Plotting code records
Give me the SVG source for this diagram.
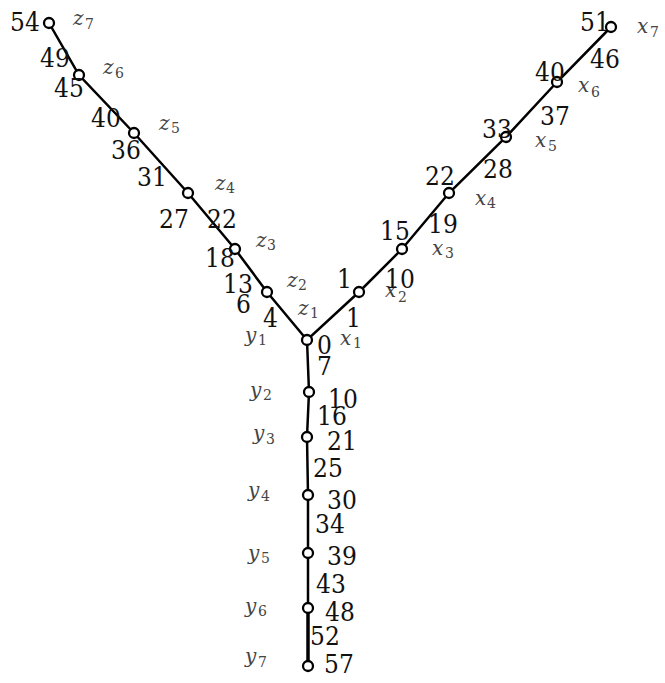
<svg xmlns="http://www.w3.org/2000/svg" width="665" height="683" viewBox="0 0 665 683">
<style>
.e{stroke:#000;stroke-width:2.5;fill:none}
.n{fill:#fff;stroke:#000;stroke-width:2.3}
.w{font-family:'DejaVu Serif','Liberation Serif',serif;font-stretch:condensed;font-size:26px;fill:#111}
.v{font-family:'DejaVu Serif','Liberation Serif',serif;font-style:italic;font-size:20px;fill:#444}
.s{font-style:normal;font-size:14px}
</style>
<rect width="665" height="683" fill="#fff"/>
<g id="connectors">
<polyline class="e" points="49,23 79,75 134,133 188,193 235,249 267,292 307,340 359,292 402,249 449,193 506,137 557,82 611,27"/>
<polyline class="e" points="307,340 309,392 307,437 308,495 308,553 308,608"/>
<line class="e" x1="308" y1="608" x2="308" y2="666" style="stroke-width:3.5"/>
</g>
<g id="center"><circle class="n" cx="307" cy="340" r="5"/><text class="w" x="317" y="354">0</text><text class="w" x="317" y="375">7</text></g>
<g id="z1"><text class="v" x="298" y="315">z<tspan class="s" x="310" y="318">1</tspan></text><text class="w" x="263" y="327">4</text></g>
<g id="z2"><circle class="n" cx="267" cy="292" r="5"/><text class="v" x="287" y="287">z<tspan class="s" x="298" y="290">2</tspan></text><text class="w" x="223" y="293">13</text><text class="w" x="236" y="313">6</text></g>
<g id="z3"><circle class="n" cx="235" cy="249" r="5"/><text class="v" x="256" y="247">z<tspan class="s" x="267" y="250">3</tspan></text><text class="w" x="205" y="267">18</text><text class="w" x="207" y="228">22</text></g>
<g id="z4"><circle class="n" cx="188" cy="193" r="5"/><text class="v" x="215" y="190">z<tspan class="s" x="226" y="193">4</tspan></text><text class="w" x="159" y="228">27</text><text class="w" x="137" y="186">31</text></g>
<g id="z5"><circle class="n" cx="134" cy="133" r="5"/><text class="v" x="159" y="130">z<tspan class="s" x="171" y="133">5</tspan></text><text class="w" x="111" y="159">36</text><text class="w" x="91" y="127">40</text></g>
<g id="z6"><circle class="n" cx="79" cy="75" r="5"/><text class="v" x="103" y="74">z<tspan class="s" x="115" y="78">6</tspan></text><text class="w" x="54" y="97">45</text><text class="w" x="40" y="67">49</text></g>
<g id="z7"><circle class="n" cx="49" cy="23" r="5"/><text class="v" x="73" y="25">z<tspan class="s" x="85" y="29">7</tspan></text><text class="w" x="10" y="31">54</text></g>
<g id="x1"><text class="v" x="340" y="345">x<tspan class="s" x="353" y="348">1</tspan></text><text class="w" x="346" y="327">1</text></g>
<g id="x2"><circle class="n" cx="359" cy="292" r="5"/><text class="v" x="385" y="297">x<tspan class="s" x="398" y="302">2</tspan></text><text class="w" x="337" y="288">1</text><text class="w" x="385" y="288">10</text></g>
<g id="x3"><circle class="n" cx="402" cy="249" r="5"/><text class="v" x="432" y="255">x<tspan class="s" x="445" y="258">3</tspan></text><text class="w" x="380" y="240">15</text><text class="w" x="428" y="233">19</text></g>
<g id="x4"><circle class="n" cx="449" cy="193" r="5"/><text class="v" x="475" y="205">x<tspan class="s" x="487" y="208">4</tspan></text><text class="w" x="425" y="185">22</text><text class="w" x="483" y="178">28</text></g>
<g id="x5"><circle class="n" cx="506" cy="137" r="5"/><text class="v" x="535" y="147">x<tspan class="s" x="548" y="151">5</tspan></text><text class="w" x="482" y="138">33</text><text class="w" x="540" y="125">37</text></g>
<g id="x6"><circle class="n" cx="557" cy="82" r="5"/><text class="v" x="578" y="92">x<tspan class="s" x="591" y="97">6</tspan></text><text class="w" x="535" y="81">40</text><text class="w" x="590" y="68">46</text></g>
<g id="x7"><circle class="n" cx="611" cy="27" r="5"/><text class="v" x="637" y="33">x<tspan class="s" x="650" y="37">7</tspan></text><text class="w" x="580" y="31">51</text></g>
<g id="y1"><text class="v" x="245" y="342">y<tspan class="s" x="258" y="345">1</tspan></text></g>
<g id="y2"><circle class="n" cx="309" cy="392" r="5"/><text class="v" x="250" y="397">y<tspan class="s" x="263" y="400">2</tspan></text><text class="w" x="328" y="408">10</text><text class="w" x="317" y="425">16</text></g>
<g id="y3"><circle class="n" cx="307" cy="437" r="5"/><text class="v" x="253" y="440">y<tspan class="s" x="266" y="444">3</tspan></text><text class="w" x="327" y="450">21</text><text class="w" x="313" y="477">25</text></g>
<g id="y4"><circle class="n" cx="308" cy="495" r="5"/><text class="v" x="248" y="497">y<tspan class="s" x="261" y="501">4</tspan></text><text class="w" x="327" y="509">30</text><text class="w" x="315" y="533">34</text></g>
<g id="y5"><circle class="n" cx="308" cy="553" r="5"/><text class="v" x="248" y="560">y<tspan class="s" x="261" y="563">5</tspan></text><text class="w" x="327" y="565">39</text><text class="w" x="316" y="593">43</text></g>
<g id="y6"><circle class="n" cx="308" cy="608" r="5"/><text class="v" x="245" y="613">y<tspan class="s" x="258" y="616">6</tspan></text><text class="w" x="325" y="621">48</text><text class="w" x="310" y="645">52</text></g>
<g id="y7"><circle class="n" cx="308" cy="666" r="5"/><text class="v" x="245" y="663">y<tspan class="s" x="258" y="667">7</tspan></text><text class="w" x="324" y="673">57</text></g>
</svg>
==
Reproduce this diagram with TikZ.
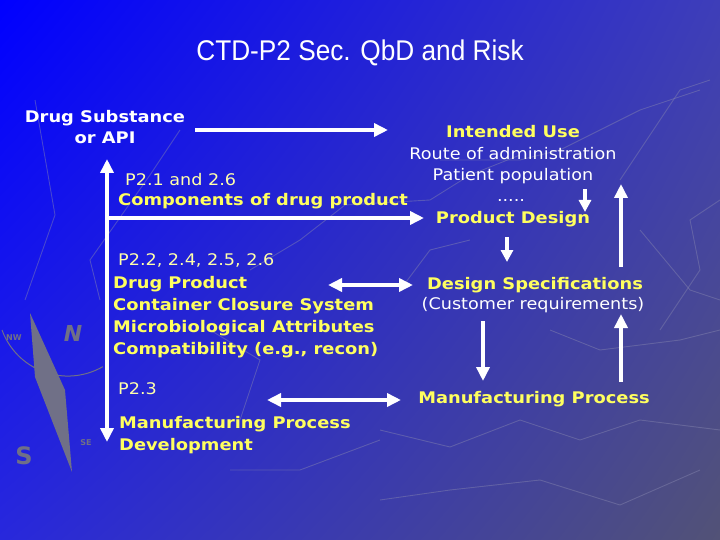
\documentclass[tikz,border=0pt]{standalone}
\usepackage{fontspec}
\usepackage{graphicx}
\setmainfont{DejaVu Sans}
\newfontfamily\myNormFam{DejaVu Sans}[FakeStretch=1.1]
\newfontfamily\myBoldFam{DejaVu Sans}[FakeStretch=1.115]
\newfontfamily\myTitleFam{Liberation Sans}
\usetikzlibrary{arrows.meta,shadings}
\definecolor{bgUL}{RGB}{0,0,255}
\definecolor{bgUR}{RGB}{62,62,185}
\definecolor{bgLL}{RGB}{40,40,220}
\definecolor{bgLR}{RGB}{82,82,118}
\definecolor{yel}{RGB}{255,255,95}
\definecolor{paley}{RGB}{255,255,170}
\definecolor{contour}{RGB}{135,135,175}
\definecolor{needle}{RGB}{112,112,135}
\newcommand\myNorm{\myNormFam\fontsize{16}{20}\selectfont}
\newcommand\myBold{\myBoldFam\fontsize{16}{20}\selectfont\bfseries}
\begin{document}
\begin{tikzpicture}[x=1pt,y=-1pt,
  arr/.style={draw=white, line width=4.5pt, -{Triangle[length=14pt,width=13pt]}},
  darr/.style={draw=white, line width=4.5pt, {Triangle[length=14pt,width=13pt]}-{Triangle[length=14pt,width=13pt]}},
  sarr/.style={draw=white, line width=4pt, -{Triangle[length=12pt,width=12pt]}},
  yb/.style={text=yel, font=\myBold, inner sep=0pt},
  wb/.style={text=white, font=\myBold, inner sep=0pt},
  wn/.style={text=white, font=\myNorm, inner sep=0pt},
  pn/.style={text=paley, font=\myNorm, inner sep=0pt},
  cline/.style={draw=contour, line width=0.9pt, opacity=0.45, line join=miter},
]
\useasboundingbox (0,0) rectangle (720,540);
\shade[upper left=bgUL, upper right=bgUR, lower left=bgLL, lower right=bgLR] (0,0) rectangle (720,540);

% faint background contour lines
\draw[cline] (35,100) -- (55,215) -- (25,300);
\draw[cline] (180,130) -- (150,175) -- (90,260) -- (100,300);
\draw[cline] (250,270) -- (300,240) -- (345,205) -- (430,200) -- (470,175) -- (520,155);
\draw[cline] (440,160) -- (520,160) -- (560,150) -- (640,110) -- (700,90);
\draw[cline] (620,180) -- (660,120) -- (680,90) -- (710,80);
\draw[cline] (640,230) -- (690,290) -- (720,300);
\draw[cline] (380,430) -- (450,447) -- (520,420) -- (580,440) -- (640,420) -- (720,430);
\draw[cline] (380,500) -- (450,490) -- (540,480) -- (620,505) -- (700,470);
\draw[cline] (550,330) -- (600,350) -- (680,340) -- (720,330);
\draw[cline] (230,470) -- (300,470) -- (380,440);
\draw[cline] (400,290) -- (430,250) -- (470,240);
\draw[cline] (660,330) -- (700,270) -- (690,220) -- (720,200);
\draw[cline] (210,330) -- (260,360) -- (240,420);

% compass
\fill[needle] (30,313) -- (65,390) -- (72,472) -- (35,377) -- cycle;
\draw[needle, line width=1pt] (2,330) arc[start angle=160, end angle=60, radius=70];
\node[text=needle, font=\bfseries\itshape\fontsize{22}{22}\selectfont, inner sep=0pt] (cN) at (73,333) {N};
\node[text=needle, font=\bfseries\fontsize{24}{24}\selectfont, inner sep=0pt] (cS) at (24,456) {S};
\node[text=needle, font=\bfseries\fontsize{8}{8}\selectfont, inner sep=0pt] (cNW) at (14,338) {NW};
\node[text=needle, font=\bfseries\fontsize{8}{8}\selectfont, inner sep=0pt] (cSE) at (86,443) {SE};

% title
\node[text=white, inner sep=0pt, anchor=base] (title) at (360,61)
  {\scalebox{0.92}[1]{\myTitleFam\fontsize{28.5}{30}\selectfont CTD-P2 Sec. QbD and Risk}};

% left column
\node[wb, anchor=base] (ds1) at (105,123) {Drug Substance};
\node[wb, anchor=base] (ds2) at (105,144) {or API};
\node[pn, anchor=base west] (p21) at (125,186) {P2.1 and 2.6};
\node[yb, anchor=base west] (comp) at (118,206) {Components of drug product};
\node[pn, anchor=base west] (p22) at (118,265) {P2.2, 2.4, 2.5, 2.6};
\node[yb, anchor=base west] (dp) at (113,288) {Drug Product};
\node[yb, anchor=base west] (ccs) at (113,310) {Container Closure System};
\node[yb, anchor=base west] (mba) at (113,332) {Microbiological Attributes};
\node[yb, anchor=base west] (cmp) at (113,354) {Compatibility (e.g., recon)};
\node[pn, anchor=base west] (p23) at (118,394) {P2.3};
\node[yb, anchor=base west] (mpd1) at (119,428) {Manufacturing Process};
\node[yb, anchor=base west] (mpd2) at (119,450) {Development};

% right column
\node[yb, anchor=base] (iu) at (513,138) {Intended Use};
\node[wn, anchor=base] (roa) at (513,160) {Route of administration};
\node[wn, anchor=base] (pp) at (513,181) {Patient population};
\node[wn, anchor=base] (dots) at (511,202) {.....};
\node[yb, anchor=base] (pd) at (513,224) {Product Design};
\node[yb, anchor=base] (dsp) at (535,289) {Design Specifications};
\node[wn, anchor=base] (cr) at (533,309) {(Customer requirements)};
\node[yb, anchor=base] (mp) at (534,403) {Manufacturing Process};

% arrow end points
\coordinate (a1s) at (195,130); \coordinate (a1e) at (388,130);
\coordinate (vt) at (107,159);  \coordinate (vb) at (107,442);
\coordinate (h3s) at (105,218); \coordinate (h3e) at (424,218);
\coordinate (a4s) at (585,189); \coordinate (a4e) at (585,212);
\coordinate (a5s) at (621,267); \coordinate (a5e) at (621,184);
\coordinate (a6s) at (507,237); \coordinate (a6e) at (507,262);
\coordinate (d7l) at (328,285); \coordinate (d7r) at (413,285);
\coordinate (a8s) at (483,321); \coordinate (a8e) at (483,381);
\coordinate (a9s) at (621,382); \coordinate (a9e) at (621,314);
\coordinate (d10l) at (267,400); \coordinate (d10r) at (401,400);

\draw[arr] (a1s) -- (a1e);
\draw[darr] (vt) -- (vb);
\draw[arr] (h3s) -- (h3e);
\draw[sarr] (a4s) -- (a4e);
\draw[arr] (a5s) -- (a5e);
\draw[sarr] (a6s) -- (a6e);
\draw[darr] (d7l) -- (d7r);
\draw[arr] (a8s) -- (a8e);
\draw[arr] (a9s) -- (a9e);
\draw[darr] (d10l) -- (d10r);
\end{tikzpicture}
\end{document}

Aim.
Only the count is wanted: report how many lines of the material above hold the word "diagram".

Finished answer.
2